The “Streetcar” story centers on Blanche DuBois, a fading Southern belle who endures a series of personal and financial losses that destroy her once-prosperous and happy life. Eventually, with nowhere else to turn, she moves into a dingy New Orleans apartment to live with her sister, Stella, and Stella’s husband, Stanley. And then the fireworks fly.

There is a lot of plot to convey for a ballet, but Meckler wasn’t daunted when she dived in to work alongside choreographer Annabelle Lopez Ochoa ahead of the Scottish Ballet work’s 2012 premiere.

“I already had this background of telling stories, sometimes without words, using lots of imagery. We’d train our actors to be very physical in telling a story through movement,” says Meckler, who was the first woman to direct at the U.K.’s Royal National Theatre and has directed for the Royal Shakespeare Company, among others.

And Meckler, 82, was no stranger to adapting great literary works, such as “War and Peace” and “Anna Karenina,” both of which she directed for her Shared Experience theater company, which produces work that “celebrates the union of physical and text-based theater.”

Marlon Brando played Stanley in the 1951 film version of Tennessee Williams'

Marlon Brando played Stanley in the 1951 film version of Tennessee Williams' "A Streetcar Named Desire." (Courtesy of Warner Bros.)

She also found a way into the story — when Blanche “spends a very long time giving her history to Stella.” The creative team looked at that and said, “Hey, we could do it all in ballet — not speaking a word.”

Meckler also discovered that starting “Streetcar” from that idea reframes the plot around Blanche — and shows the story in a different light.

“If you really have Blanche’s back story, you really have more sympathy for her than in the play,” she says. She also thinks the popular movie version muddied the dynamics between the characters because Marlon Brando, who played Stanley, had an innate charisma that drew the audience toward him.

“Because Stanley could find Blanche irritating, the audience could find her irritating,” Meckler says. Whereas in the ballet interpretation: “They stay with her.”

The creative team also was able to flesh out the story with different locations — that, conveniently for ballet, also provided more dance opportunities.

“You can actually have scenes that are mentioned in the play but don’t appear in it,” she says, such as a bowling alley that’s discussed in the play’s text.

“Why don’t we go to the bowling alley — and why don’t they do a lot of dancing after they’ve bowled?” she says. The streets of New Orleans also feature in the ballet adaptation, as well as a club where there’s, yes, more dancing.

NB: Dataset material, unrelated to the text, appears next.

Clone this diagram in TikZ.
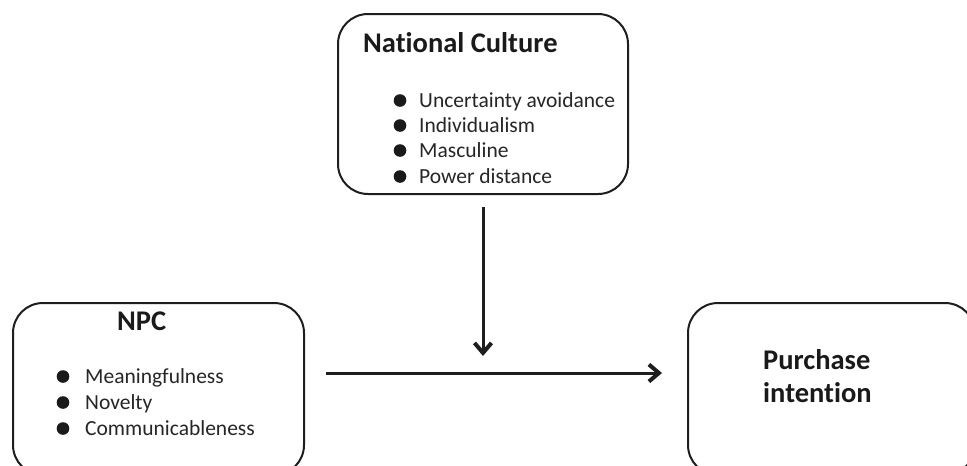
\documentclass[tikz,border=0pt]{standalone}
\usepackage{fontspec}
\setmainfont{Carlito}[Ligatures={NoCommon}]
\usetikzlibrary{arrows.meta}
\definecolor{txt}{HTML}{262626}
\definecolor{ttl}{HTML}{1A1A1A}
\definecolor{ln}{HTML}{1E1E1E}
\tikzset{
  box/.style={draw=ln, line width=2pt, rounded corners=30pt, rectangle, inner sep=0pt},
  ttltext/.style={anchor=base west, inner sep=0pt, font=\fontsize{28.5}{33}\selectfont\bfseries, text=ttl},
  itemtext/.style={anchor=base west, inner sep=0pt, font=\fontsize{21.5}{25}\selectfont, text=txt},
  conn/.style={draw=ln, line width=3pt, -{Straight Barb[length=10pt,width=17pt,line width=4pt]}}
}
\begin{document}
\begin{tikzpicture}[x=1pt,y=-1pt]
\clip (0,0) rectangle (967,466);
\fill[white] (0,0) rectangle (967,466);
% boxes
\node[box, minimum width=290pt, minimum height=180pt] (nc) at (483,104) {};
\node[box, minimum width=291pt, minimum height=172pt] (npc) at (158.5,389) {};
\node[box, minimum width=287pt, minimum height=172pt] (pi) at (831.5,389) {};
% National Culture
\node[ttltext] (nct) at (363,52) {National Culture};
\node[itemtext] (nc1) at (419,107) {Uncertainty avoidance};
\node[itemtext] (nc2) at (419,132) {Individualism};
\node[itemtext] (nc3) at (419,157) {Masculine};
\node[itemtext] (nc4) at (419,183) {Power distance};
\foreach \yy in {100.5,125.5,150.5,176.5} \fill[ttl] (400,\yy) circle (6.3);
% NPC
\node[ttltext] (npct) at (117,330) {NPC};
\node[itemtext] (npc1) at (85,383) {Meaningfulness};
\node[itemtext] (npc2) at (85,409) {Novelty};
\node[itemtext] (npc3) at (85,435) {Communicableness};
\foreach \yy in {376.5,402.5,428.5} \fill[ttl] (63,\yy) circle (6.3);
% Purchase intention
\node[ttltext] (pit1) at (763,369) {Purchase};
\node[ttltext] (pit2) at (763,402) {intention};
% connectors
\draw[conn, shorten <=21pt, shorten >=25pt] ([yshift=16pt]npc.east) -- ([yshift=16pt]pi.west);
\coordinate (vend) at (483,356);
\draw[conn, shorten <=12pt] (nc.south) -- (vend);
\end{tikzpicture}
\end{document}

“There are all these little clues to play with,” Meckler says.

In a 2017 U.S. tour of the Scottish Ballet production, Eve Mutso, center, played Blanche DuBois in Nancy Meckler and Annabelle Lopez Ochoa's

In a 2017 U.S. tour of the Scottish Ballet production, Eve Mutso, center, played Blanche DuBois in Nancy Meckler and Annabelle Lopez Ochoa's "A Streetcar Named Desire." Musto also has advised Orlando Ballet dancers on their upcoming production. (Andy Ross)

The Scottish Ballet adaptation features original music by Peter Salem, and he, Lopez Ochoa and Meckler have subsequently reteamed on multiple other projects.

But “Streetcar” remains special.

“It’s toured, won a lot of awards, visited the U.S. three times,” she says. “It’s had a good ride.”

Eve Musto, the Scottish ballerina who originated the role of Blanche, will work with Orlando Ballet dancers before their opening night, and then Meckler will take over.

“I’m coming in for the last few days of rehearsal to really finesse and heighten the character work,” she says. “I’m interested in their inner lives.”

She thinks audiences will find the ballet — despite its intense themes — to be relatable and enjoyable.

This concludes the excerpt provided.